Product costing is the process of summing up all costs—both variable and fixed—associated with manufacturing a product. Accurate costing is essential for setting competitive prices, determining profit margins, and managing inventory. Without a clear understanding of product costs, a business risks underpricing, which leads to losses, or overpricing, which can result in low sales volume.
Break-Even Analysis (BEA) is a component of costing that determines the minimum sales volume (in units or dollars) required for the company’s total revenue to equal its total costs. At the break-even point, the business has neither made a profit nor incurred a loss. Understanding the BEP is critical for budgeting, forecasting, and making decisions about pricing and cost reduction strategies.
How to Calculate Product Costing (Example)
- Determine Fixed Costs (F): Assume monthly fixed costs (rent, salaries) are $\$50,000$.
- Determine Unit Costs (P and V): Assume Selling Price (P) is $\$200$ and Variable Cost (V) is $\$120$.
- Calculate Contribution Margin (CM): CM = P – V. $\$200 – \$120 = \$80$.
- Calculate Break-Even Quantity ($Q_{BEP}$): $Q_{BEP} = \frac{F}{CM}$. $\frac{\$50,000}{\$80} = 625$ units.
- Interpret Result: The company must sell 625 units to cover all costs.

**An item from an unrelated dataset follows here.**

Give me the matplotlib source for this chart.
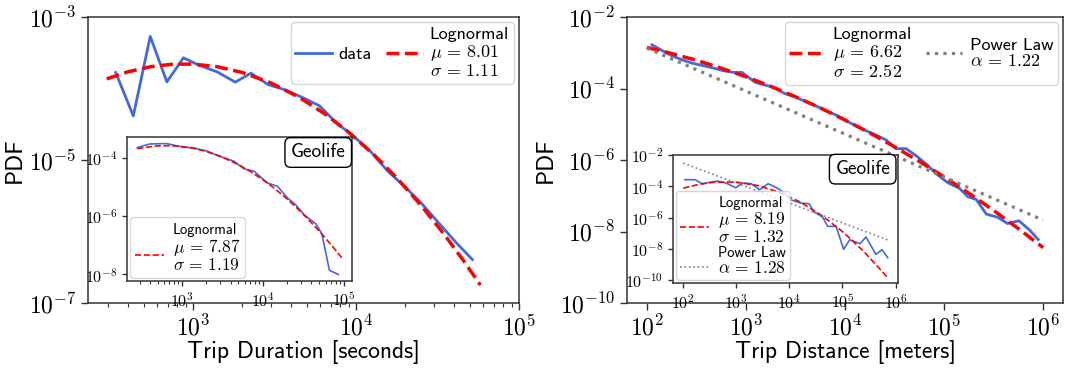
import numpy as np
import matplotlib
matplotlib.use("Agg")
import matplotlib.pyplot as plt
from matplotlib.lines import Line2D
from matplotlib.ticker import FixedLocator, NullLocator, FuncFormatter, LogLocator

# ---------------- data (log10 values) ----------------
# Left main panel: trip duration
dur_logx = [2.525, 2.633, 2.737, 2.839, 2.941, 3.039, 3.147, 3.259, 3.355, 3.459, 3.565,
            3.667, 3.776, 3.882, 3.984, 4.090, 4.194, 4.300, 4.402, 4.514, 4.616, 4.714]
dur_logpdf = [-3.776, -4.383, -3.271, -3.907, -3.570, -3.678, -3.766, -3.911, -3.785, -3.944, -4.019,
              -4.121, -4.243, -4.486, -4.664, -4.883, -5.154, -5.374, -5.607, -5.897, -6.159, -6.393]
dur_fit_logx = [2.470, 2.602, 2.740, 2.875, 3.000, 3.146, 3.301, 3.477, 3.653, 3.813, 3.954,
                4.114, 4.255, 4.398, 4.544, 4.672, 4.763]
dur_fit_logpdf = [-3.865, -3.765, -3.694, -3.660, -3.658, -3.694, -3.775, -3.921, -4.126, -4.362, -4.610,
                  -4.935, -5.263, -5.632, -6.049, -6.447, -6.750]
dur_label = 'Lognormal\n$\\mu\\,=\\,8.01$\n$\\sigma\\,=\\,1.11$'

# Left inset (Geolife): trip duration
gdur_logx = [2.447, 2.605, 2.813, 3.020, 3.125, 3.310, 3.456, 3.643, 3.767, 3.892, 4.058,
             4.183, 4.308, 4.411, 4.514, 4.660, 4.730, 4.826, 4.938]
gdur_logpdf = [-3.654, -3.530, -3.516, -3.644, -3.654, -3.770, -3.945, -4.118, -4.380, -4.460, -4.865,
               -4.980, -5.380, -5.620, -5.960, -6.270, -6.590, -7.860, -8.000]
gdur_fit_logx = [2.447, 2.699, 2.845, 3.000, 3.146, 3.301, 3.477, 3.699, 3.845, 4.000, 4.146,
                 4.301, 4.477, 4.699, 4.845, 4.978]
gdur_fit_logpdf = [-3.688, -3.594, -3.587, -3.617, -3.681, -3.787, -3.955, -4.238, -4.469, -4.750, -5.052,
                   -5.410, -5.864, -6.509, -6.976, -7.430]
gdur_label = '$\\mu\\,=\\,7.87$\n$\\sigma\\,=\\,1.19$'

# Right main panel: trip distance
dist_logx = [2.051, 2.152, 2.253, 2.354, 2.456, 2.574, 2.675, 2.776, 2.878, 2.962, 3.013, 3.097,
             3.198, 3.283, 3.384, 3.502, 3.603, 3.705, 3.806, 3.907, 4.008, 4.110, 4.194, 4.312,
             4.414, 4.515, 4.616, 4.717, 4.819, 4.937, 5.038, 5.156, 5.241, 5.325, 5.426, 5.540,
             5.640, 5.755, 5.865, 5.949]
dist_logpdf = [-2.776, -2.935, -3.084, -3.196, -3.290, -3.364, -3.430, -3.505, -3.551, -3.551, -3.664,
               -3.832, -3.907, -3.963, -4.131, -4.243, -4.364, -4.486, -4.617, -4.738, -4.897, -5.047,
               -5.159, -5.299, -5.439, -5.682, -5.682, -5.879, -6.112, -6.421, -6.636, -6.794, -7.028,
               -7.103, -7.514, -7.600, -7.776, -7.700, -7.963, -8.224]
dist_fit_logx = [2.00, 2.25, 2.50, 2.75, 3.00, 3.25, 3.50, 3.75, 4.00, 4.25, 4.50, 4.75,
                 5.00, 5.25, 5.50, 5.75, 6.00]
dist_fit_logpdf = [-2.85, -3.02, -3.21, -3.43, -3.67, -3.94, -4.23, -4.54, -4.88, -5.24, -5.63, -6.04,
                   -6.47, -6.93, -7.41, -7.92, -8.45]
dist_pl_logx = [2.0, 6.0]
dist_pl_logpdf = [-2.87, -7.68]
dist_ln_label = 'Lognormal\n$\\mu\\,=\\,6.62$\n$\\sigma\\,=\\,2.52$'
dist_pl_label = 'Power Law\n$\\alpha\\,=\\,1.22$'

# Right inset (Geolife): trip distance
gdist_logx = [2.032, 2.224, 2.352, 2.640, 2.800, 2.992, 3.120, 3.280, 3.440, 3.600, 3.793, 3.953,
              4.017, 4.209, 4.369, 4.465, 4.625, 4.721, 4.881, 5.022, 5.137, 5.329, 5.444, 5.630,
              5.745, 5.854]
gdist_logpdf = [-3.563, -3.563, -3.820, -3.649, -3.777, -4.077, -3.777, -3.820, -4.206, -3.820, -4.141,
                -4.570, -4.848, -5.062, -5.105, -5.640, -5.961, -6.561, -6.561, -8.039, -7.418, -7.675,
                -7.246, -8.360, -8.060, -8.574]
gdist_fit_logx = [2.0, 2.3, 2.6, 3.0, 3.4, 3.8, 4.2, 4.6, 5.0, 5.4, 5.85]
gdist_fit_logpdf = [-4.11, -3.86, -3.72, -3.72, -3.935, -4.358, -4.99, -5.838, -6.895, -8.164, -9.843]
gdist_pl_logx = [2.0, 5.85]
gdist_pl_logpdf = [-2.50, -7.43]
gdist_ln_label = '$\\mu\\,=\\,8.19$\n$\\sigma\\,=\\,1.32$'
gdist_pl_label = '$\\alpha\\,=\\,1.28$'

# ---------------- style ----------------
plt.rcParams['font.family'] = ['cmss10', 'DejaVu Sans']
plt.rcParams['mathtext.fontset'] = 'cm'
plt.rcParams['axes.unicode_minus'] = False
plt.rcParams['axes.formatter.use_mathtext'] = True

BLUE = '#4169e1'
SPINE = '#333333'


def p10(a):
    return 10.0 ** np.asarray(a)


def sci(v, pos):
    e = int(round(np.log10(v)))
    return r'$\mathrm{10^{%d}}$' % e


def style(ax, labelsize, major_len, minor_len):
    for s in ax.spines.values():
        s.set_color(SPINE)
        s.set_linewidth(1.1)
    ax.tick_params(which='major', labelsize=labelsize, length=major_len, width=1.0, color=SPINE)
    ax.tick_params(which='minor', length=minor_len, width=0.8, color=SPINE)
    ax.xaxis.set_major_formatter(FuncFormatter(sci))
    ax.yaxis.set_major_formatter(FuncFormatter(sci))


def tighten(leg, ls):
    for t in leg.get_texts():
        t.set_linespacing(ls)


fig = plt.figure(figsize=(10.77, 3.70), dpi=100)
axL = fig.add_axes([0.0817, 0.181, 0.4002, 0.773])
axR = fig.add_axes([0.5822, 0.181, 0.4048, 0.773])
insL = fig.add_axes([0.1179, 0.2405, 0.2089, 0.3892])
insR = fig.add_axes([0.6249, 0.2351, 0.2089, 0.3459])

main_leg_kw = dict(ncol=2, loc='upper right', fontsize=13, borderaxespad=0.3, columnspacing=0.8,
                   handletextpad=0.4, borderpad=0.25, handlelength=2.0)

# ---------- left main ----------
axL.plot(p10(dur_logx), p10(dur_logpdf), color=BLUE, lw=2.0, label='data')
axL.plot(p10(dur_fit_logx), p10(dur_fit_logpdf), color='red', ls='--', lw=2.5, label=dur_label)
axL.set_xscale('log')
axL.set_yscale('log')
axL.set_xlim(10 ** 2.355, 1e5)
axL.set_ylim(1e-7, 1e-3)
axL.xaxis.set_major_locator(FixedLocator([1e3, 1e4, 1e5]))
axL.xaxis.set_minor_locator(LogLocator(base=10, subs=np.arange(2, 10)))
axL.yaxis.set_major_locator(FixedLocator([1e-7, 1e-5, 1e-3]))
axL.yaxis.set_minor_locator(NullLocator())
style(axL, 17, 5, 3)
axL.set_xlabel('Trip Duration [seconds]', fontsize=17, labelpad=0)
axL.set_ylabel('PDF', fontsize=17, labelpad=2)
tighten(axL.legend(**main_leg_kw), 1.05)

# ---------- left inset ----------
insL.plot(p10(gdur_logx), p10(gdur_logpdf), color=BLUE, lw=1.2)
insL.plot(p10(gdur_fit_logx), p10(gdur_fit_logpdf), color='red', ls='--', lw=1.2)
insL.set_xscale('log')
insL.set_yscale('log')
insL.xaxis.set_major_locator(FixedLocator([1e3, 1e4, 1e5]))
insL.xaxis.set_minor_locator(LogLocator(base=10, subs=np.arange(2, 10)))
insL.yaxis.set_major_locator(FixedLocator([1e-8, 1e-6, 1e-4]))
insL.yaxis.set_minor_locator(NullLocator())
style(insL, 11.5, 3.5, 2)
insL.text(0.972, 0.955, 'Geolife', transform=insL.transAxes, ha='right', va='top', fontsize=14,
          bbox=dict(boxstyle='round,pad=0.3', fc='white', ec='black', lw=1.0))
hnone = Line2D([], [], color='none')
legL = insL.legend([hnone, Line2D([], [], color='red', ls='--', lw=1.2)], ['Lognormal', gdur_label],
                   loc='lower left', fontsize=12.5, labelspacing=0.0, borderaxespad=0.2,
                   borderpad=0.25, handletextpad=0.5, handlelength=1.7)
tighten(legL, 0.95)
legL.get_texts()[0].set_fontsize(10.5)

# ---------- right main ----------
axR.plot(p10(dist_logx), p10(dist_logpdf), color=BLUE, lw=2.0)
axR.plot(p10(dist_fit_logx), p10(dist_fit_logpdf), color='red', ls='--', lw=2.5, label=dist_ln_label)
axR.plot(p10(dist_pl_logx), p10(dist_pl_logpdf), color='gray', ls=':', lw=2.3, label=dist_pl_label)
axR.set_xscale('log')
axR.set_yscale('log')
axR.set_ylim(1e-10, 1e-2)
axR.xaxis.set_major_locator(FixedLocator([1e2, 1e3, 1e4, 1e5, 1e6]))
axR.xaxis.set_minor_locator(NullLocator())
axR.yaxis.set_major_locator(FixedLocator([1e-10, 1e-8, 1e-6, 1e-4, 1e-2]))
axR.yaxis.set_minor_locator(NullLocator())
style(axR, 17, 5, 3)
axR.set_xlabel('Trip Distance [meters]', fontsize=17, labelpad=0)
axR.set_ylabel('PDF', fontsize=17, labelpad=2)
tighten(axR.legend(**main_leg_kw), 1.05)

# ---------- right inset ----------
insR.plot(p10(gdist_logx), p10(gdist_logpdf), color=BLUE, lw=1.2)
insR.plot(p10(gdist_fit_logx), p10(gdist_fit_logpdf), color='red', ls='--', lw=1.2)
insR.plot(p10(gdist_pl_logx), p10(gdist_pl_logpdf), color='gray', ls=':', lw=1.2)
insR.set_xscale('log')
insR.set_yscale('log')
insR.set_ylim(10 ** -10.2, 10 ** -1.98)
insR.xaxis.set_major_locator(FixedLocator([1e2, 1e3, 1e4, 1e5, 1e6]))
insR.xaxis.set_minor_locator(NullLocator())
insR.yaxis.set_major_locator(FixedLocator([1e-10, 1e-8, 1e-6, 1e-4, 1e-2]))
insR.yaxis.set_minor_locator(NullLocator())
style(insR, 11.5, 3.5, 2)
insR.text(0.965, 0.96, 'Geolife', transform=insR.transAxes, ha='right', va='top', fontsize=14,
          bbox=dict(boxstyle='round,pad=0.3', fc='white', ec='black', lw=1.0))
legR = insR.legend([hnone, Line2D([], [], color='red', ls='--', lw=1.2),
                    hnone, Line2D([], [], color='gray', ls=':', lw=1.2)],
                   ['Lognormal', gdist_ln_label, 'Power Law', gdist_pl_label],
                   loc='lower left', fontsize=12.5, labelspacing=0.0, borderaxespad=0.2,
                   borderpad=0.2, handletextpad=0.5, handlelength=1.7)
tighten(legR, 0.95)
legR.get_texts()[0].set_fontsize(10.5)
legR.get_texts()[2].set_fontsize(10.5)

fig.savefig('out.png', dpi=100)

Any unit sold after 625 generates profit.
Frequently Asked Questions (FAQ)
What is the difference between Fixed and Variable Costs? Fixed costs remain constant regardless of the production volume (e.g., rent). Variable costs change in direct proportion to production volume (e.g., raw materials, sales commissions).
Why is the Contribution Margin important? The Contribution Margin (Selling Price – Variable Cost) represents the revenue left over after covering variable costs. This margin then contributes to covering fixed costs and, subsequently, generating profit.
How can I lower my Break-Even Point? To lower your BEP, you can either decrease your Total Fixed Costs (F), decrease your Variable Cost per Unit (V), or increase your Selling Price per Unit (P).
What if the calculation results in a negative BEP? A negative Break-Even Point indicates that your Variable Cost (V) is higher than your Selling Price (P), resulting in a negative Contribution Margin. This means the company loses money on every unit sold, making profitability impossible without a price increase or cost reduction.